Trans Actor Scott Turner Schofield Is an Activist Through His Art

Schofield is contesting that most of his advocacy for the LGBTQ+ community is done through simply producing art in Hollywood

Balancing the weight of activism and artistry has always been an element of daily life in Hollywood for Scott Turner Schofield. While this is the case for the actor and producer, who is also a trans man, he contests the notion that an individual’s transgender identity does not bring with it an obligation to activism—a perception many trans people face as they work against countless other obstacles. Schofield contests that while there is a balance that can be found, trans people are simply people who, like everyone, can be content with just living and indulging in their chosen craft.

Schofield’s roots in the entertainment industry run deep—before the tipping point around 2014 of wider mainstream acceptance of trans men and women, he had already been finding success in daytime television, primarily as Nick on CBS’ The Bold and the Beautiful. Not only was this huge for him, but Schofield was setting milestones within the trans community; he was the first out trans actor in his field.

Actor Scott Turner Schofield presents an award at The TMA 2015 Heller Awards on May 28, 2015 in Century City, California. (Photo by Vivien Killilea/Getty Images for Talent Managers Association)

“Long story short, I only wanted to be an actor, but I started being a professional actor before trans actors could actually get cast in anything,” Schofield tells LAMag. “Hollywood’s a funny place. They want new stories, but only some new stories.”

Things really began to pick up for Schofield when he premiered his one-man show, Becoming a Man In 127 EASY Steps, at the 2020 Tribeca Film Festival, wherein he tells the lighthearted tale of his gender transition, touching on the more humorful aspects of the experience. This was one of his first moves out of the stereotypical male role he says he’d felt shoehorned into throughout his career—a common sentiment in Hollywood among minority performers.

“I really thought that for the rest of my life, I would only be able to play the same role,” Schofield told LAMag. “This one-man show was the only way that I could act; I could only write my own story, I could only tell my own story.”

Actor Scott Turner Schofield attends a cocktail party celebrating dynamic and diverse nominees for the 67th Emmy Awards hosted by the Academy of Television Arts & Sciences and SAG-AFTRA at Montage Beverly Hills on August 27, 2015 in Beverly Hills, California. (Photo by Alberto E. Rodriguez/Getty Images)

In 2020, Schofield made history once again—this time as the first transgender man to be nominated for an acting Emmy for Outstanding Guest Performer in the Digital Drama Series Studio City. With all the recognition he had been receiving, he then decided to move to the production side of Hollywood to ensure that other transgender actors have the same opportunities.

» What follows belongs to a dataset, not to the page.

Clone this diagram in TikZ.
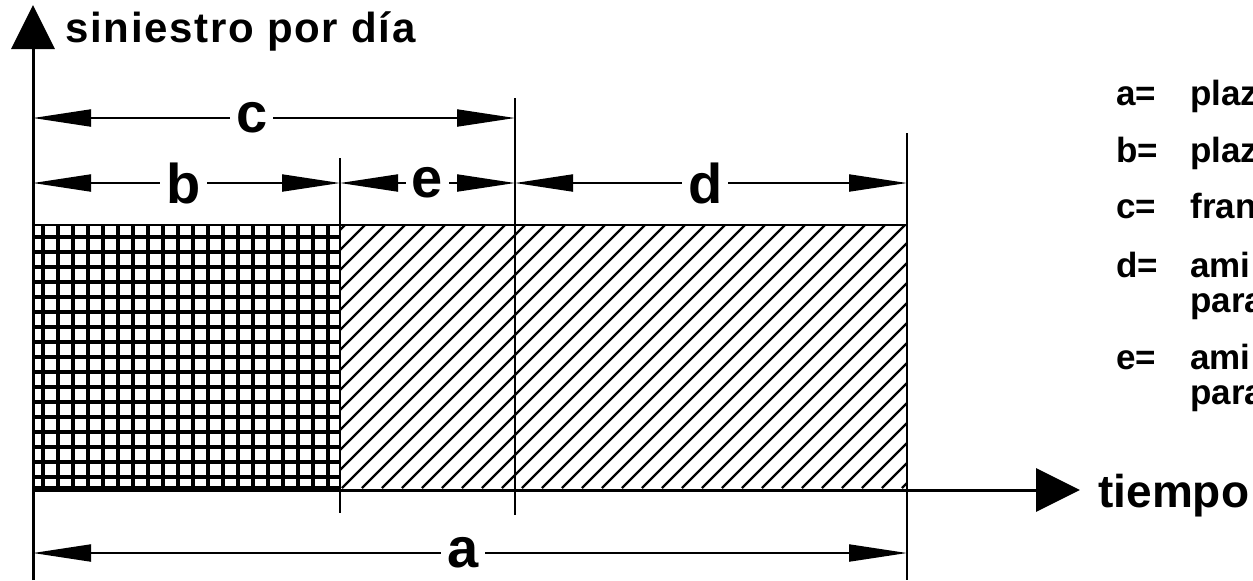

While working in his role as a transgender consultant on HBO’s hit Euphoria, Schofield has the chance to shape Hunter Schafer’s character, Jules, into an authentic representation of a trans girl in high school. Whilst doing so, he had a candid conversation with Schafer about her own desired path in Hollywood.

“I’ve been thinking so much about this moment, sitting with Hunter, as we were filming episode two of season one when we first sat down and talked about how I could serve her role,” Schofield recalled. “I just think about where she was then and where she is now… Because she also said, ‘I’m an artist.’ And there’s this expectation that trans actors have to be activists; that we have to teach everybody that we have to be the role model. And she said, ‘I’m just an artist,’ and I said, ‘I get that.’

“That’s actually activism in itself, too. You don’t have to do anything other than be an artist,” Schofield continued.

What Schafer was describing had been his own experience for years—an expectation to make a further impact, as if being a prominent trans figure practicing their art was not already enough. Artistry as activism has been Schofield’s modus operandi throughout his career and he’s doing a damn good job with it. 

(L-R) A screentest shot taken of Austin Crute, Theo Germaine, and Scott Turner Schofield. (Photo by Wallman PR)

“Yeah, I am an artist, I want to create artful stories. And I have been systematically kept out of that,” Schofield tells LAMag. “So now, to be in this position where people still ask the question, ‘Well, why does it have to be a trans storyteller?’ I’m like, ‘Because it does, dammit—because we need the opportunity, you need the opportunity to hear our perspective; to tell the difference for yourself,” he continued.

Schofield will continue to tell those stories. He recently completed production on Peacock’s LGBTQ+ conversion camp slasher flick, “They/Them,” which features actor Kevin Bacon and hits streaming on August 5.